Fifty-seven subjects completed the study. Three discontinued the study because of the following adverse effects (AE): a migraine, dyspepsia, and increased plasma gamma-glutamyltransferase. Other reported AE included nasopharyngitis, indigestion, headache, dizziness, and ligament sprain. According to the authors, none of the AE had an “obvious association to either treatment,” and there was no statistically significant difference between groups in the incidence of AE.
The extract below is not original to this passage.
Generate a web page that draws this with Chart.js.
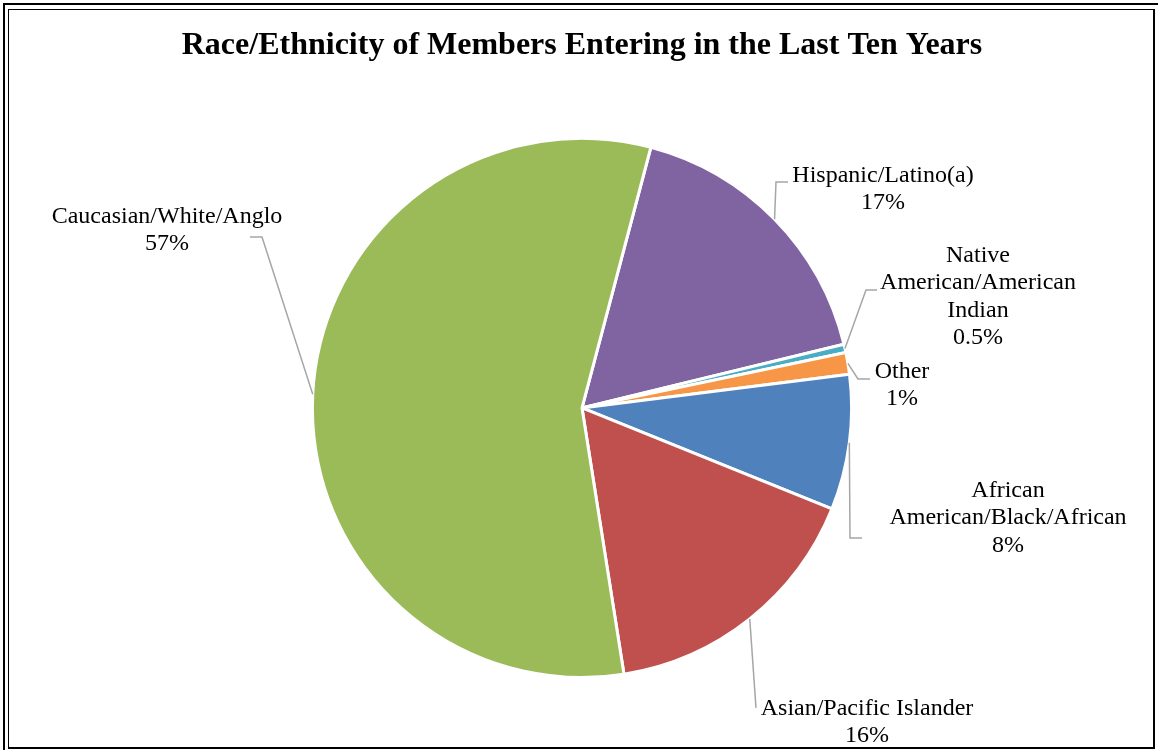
<!DOCTYPE html>
<html>
<head>
<meta charset="utf-8">
<script src="https://cdn.jsdelivr.net/npm/chart.js@4.4.0/dist/chart.umd.min.js"></script>
<style>
  html, body { margin: 0; padding: 0; background: #fff; overflow: hidden; }
  #wrap { position: relative; width: 1158px; height: 750px; }
  #pie-chart { position: absolute; left: 0; top: 0; }
  .frame-outer { position: absolute; left: 3px; top: 3px; width: 1300px; height: 900px; border: 2px solid #000; }
  .frame-inner { position: absolute; left: 8px; top: 9px; width: 1144px; height: 737px;
                 border-style: solid; border-color: #000; border-width: 1px 2px 2px 1px; }
</style>
</head>
<body>
<div id="wrap">
  <canvas id="pie-chart" width="1158" height="750"></canvas>
  <div class="frame-outer"></div>
  <div class="frame-inner"></div>
</div>
<script>
// data, clockwise from the Hispanic slice
const categories = ['Hispanic/Latino(a)', 'Native American/American Indian', 'Other',
                    'African American/Black/African', 'Asian/Pacific Islander', 'Caucasian/White/Anglo'];
const shares = [17.1, 0.5, 1.3, 8.1, 16.4, 56.6];
const pctLabels = ['17%', '0.5%', '1%', '8%', '16%', '57%'];
const colors = ['#8064A2', '#4BACC6', '#F79646', '#4F81BD', '#C0504D', '#9BBB59'];

// label placement relative to pie centre: text (tx, ty first baseline), leader end (ax, ay), elbow gap
const labelPos = [
    { tx: 301, ty: -226, ax: 206, ay: -226, gap: -12 },
    { tx: 396, ty: -146, ax: 295, ay: -118, gap: -11 },
    { tx: 320, ty: -30,  ax: 288, ay: -29,  gap: -12 },
    { tx: 426, ty: 89,   ax: 280, ay: 130,  gap: -12 },
    { tx: 285, ty: 307,  ax: 174, ay: 300,  gap: 0 },
    { tx: -415, ty: -185, ax: -332, ay: -171, gap: 12 }
];

function wrapText(ctx, text, maxWidth) {
    const words = text.split(' ');
    const lines = [];
    let line = words[0];
    for (let k = 1; k < words.length; k++) {
        const test = line + ' ' + words[k];
        if (ctx.measureText(test).width > maxWidth) {
            lines.push(line);
            line = words[k];
        } else {
            line = test;
        }
    }
    lines.push(line);
    return lines;
}

const leaderLabels = {
    id: 'leaderLabels',
    afterDatasetsDraw(chart) {
        const ctx = chart.ctx;
        const arcs = chart.getDatasetMeta(0).data;
        ctx.save();
        ctx.font = '24px "Liberation Serif"';
        ctx.fillStyle = '#000';
        ctx.textAlign = 'center';
        ctx.textBaseline = 'alphabetic';
        arcs.forEach((arc, i) => {
            const { x, y, startAngle, endAngle, outerRadius } =
                arc.getProps(['x', 'y', 'startAngle', 'endAngle', 'outerRadius'], true);
            const mid = (startAngle + endAngle) / 2;
            const ex = x + Math.cos(mid) * outerRadius;
            const ey = y + Math.sin(mid) * outerRadius;
            const p = labelPos[i];
            const ax = x + p.ax, ay = y + p.ay;
            ctx.strokeStyle = '#a6a6a6';
            ctx.lineWidth = 1.5;
            ctx.beginPath();
            ctx.moveTo(ex, ey);
            ctx.lineTo(ax + p.gap, ay);
            ctx.lineTo(ax, ay);
            ctx.stroke();
            const lines = wrapText(ctx, categories[i], 240).concat(pctLabels[i]);
            lines.forEach((t, j) => ctx.fillText(t, x + p.tx, y + p.ty + j * 27.5));
        });
        ctx.restore();
    }
};

const ctx = document.getElementById('pie-chart').getContext('2d');
const pieChart = new Chart(ctx, {
    type: 'pie',
    data: {
        labels: categories,
        datasets: [{
            data: shares,
            backgroundColor: colors,
            borderColor: '#fff',
            borderWidth: 3
        }]
    },
    options: {
        responsive: false,
        animation: false,
        rotation: 14.8,
        layout: {
            padding: { left: 6, right: 0, top: 0, bottom: 71 }
        },
        plugins: {
            legend: { display: false },
            tooltip: { enabled: false },
            title: {
                display: true,
                text: 'Race/Ethnicity of Members Entering in the Last Ten Years',
                color: '#000',
                font: { family: '"Liberation Serif"', size: 32, weight: 'bold' },
                padding: { top: 27, bottom: 71.4 }
            }
        }
    },
    plugins: [leaderLabels]
});
</script>
</body>
</html>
With the apple extract treatment, there was a significant improvement in acute maximum FMD at the first (P = 0.043) and last (P = 0.02) visits of the treatment period, and for both visits combined (P = 0.005). However, this improvement was not statistically significant when compared with the placebo treatment. The apple extract did not have a significant long-term effect on FMD compared to the placebo treatment. No significant changes in NMD or biomarker concentrations were observed.
In conclusion, there was a “significant acute improvement in FMD of the brachial artery, an indicator of endothelial function, in subjects with borderline or mild hypertension after intake of the epicatechin-containing study product.” However, neither acute ingestion nor long-term consumption of the apple extract had a significant effect on FMD or the secondary endpoints compared to the placebo treatment. The authors suggest the lack of a significant effect may be due to a number of factors, including (1) individual differences in epicatechin pharmacokinetics, (2) inclusion of subjects with normal FMD responses, (3) sub-therapeutic dose of the apple extract, and (4) the study may have been underpowered. The authors recommend that future trials employ a parallel design, use ambulatory blood pressure measurements, and take the significant range in FMD responses into consideration when calculating statistical power.
Funding for this project was provided by DuPont Nutrition and Health (formerly Danisco). Four of the authors (OH, KT, MJL, and AT) are or have been, DuPont employees. The authors declare “no other competing interest regarding this study.”
Saarenhovi M, Salo P, Scheinin M, et al. The effect of an apple polyphenol extract rich in epicatechin and flavan-3-ol oligomers on brachial artery flow-mediated vasodilatory function in volunteers with elevated blood pressure. Nutr J. October 2017;16(1):73. doi: 10.1186/s12937-017-0291-0.